July was hot and heavy and ablaze with wild storms. September felt more like August and vice versa, and each month was illuminated by a giant, beautiful ‘supermoon’. It was the hottest, longest summer anyone could remember for ages – but for some reason I never quite managed to shake off the feeling of hibernation.

Only as autumn swept in, as the days grew cooler and the light mellowed into gold did I begin to feel more at ease. I love autumn’s mood of reflection, its fruitfulness, the feeling of slowing down and the gentle transition to the dark time of the year. On crisp, sunny days I can’t imagine a lovelier place to live than here. I got my own car again, making trips to  the allotment, and many other places besides, infinitely more possible. Though summer faded, life somehow felt like it was beginning again.
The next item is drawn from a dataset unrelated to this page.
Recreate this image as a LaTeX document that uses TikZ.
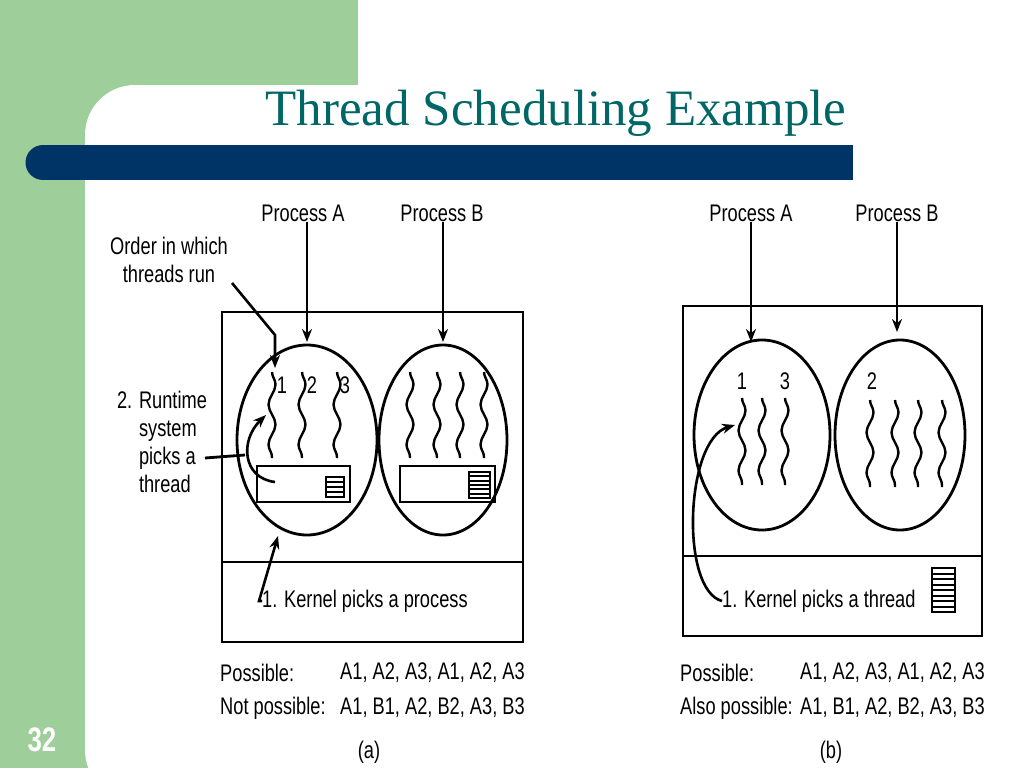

I went back to the plot and started afresh.

Together Mat, Myla and I planted fruit trees: apple, cherry, peach and plum. They are magnificent and had the immediate, desired effect of making the plot look a lot less neglected. Around the trees I chucked handfuls of bee-friendly crocus, narcissus and muscari bulbs. I laid an allium bed with lots of ‘purple sensation’ and a few ‘globemaster’ bulbs and sprinkled it with forget-me-nots. The hope is that these will resemble large purple pom-poms floating in a sea of blue froth when they flower next year. That’s if we manage to keep the weeds at bay…

I have developed a healthy obsession with bulbs and gone mad for tulips, more alliums, hyacinths, crocus and irises, all of which Myla helped me plant in pots in the back garden. I love the optimism of planting bulbs at this time of year, of looking ahead to spring before winter has even arrived. It’s a perfect antidote to the encroaching darkness.

On the writing front, progress is stunted – but the work is happening, even if it often feels like wading through treacle. Overcoming the voices of self-doubt and negativity can be difficult but, as James Radcliffe talks about in his blog, unpleasant is sometimes necessary. Sometimes the non-days where it feels like nothing much is achieved at all are just the quiet lulls before a surge of productivity – at least, I hope they are

http://jamesradcliffe.com/2014/10/14/storms-and-blue-skies-a-dirty-little-secret/

And so I keep going back, starting afresh. I am re-reading Clarissa Pinkola Estes wonderful book Women Who Run With the Wolves (if I can call it that, since it’s not the sort of book I will ever ‘finish’ – more one which I dip in and out of whenever I need it). In it, she says of creativity:

“Some say the creative life is in ideas, some say it is in doing. It seems in most instances to be in a simply being. It is the love of something, having so much love for something – whether a person, a word, an image, an idea, the land, or humanity – that all that can be done with the overflow is to create.”

Writing and gardening, in this sense, are really just forms of creation, or overflowings of love. Which is, I think, exactly what the world needs now.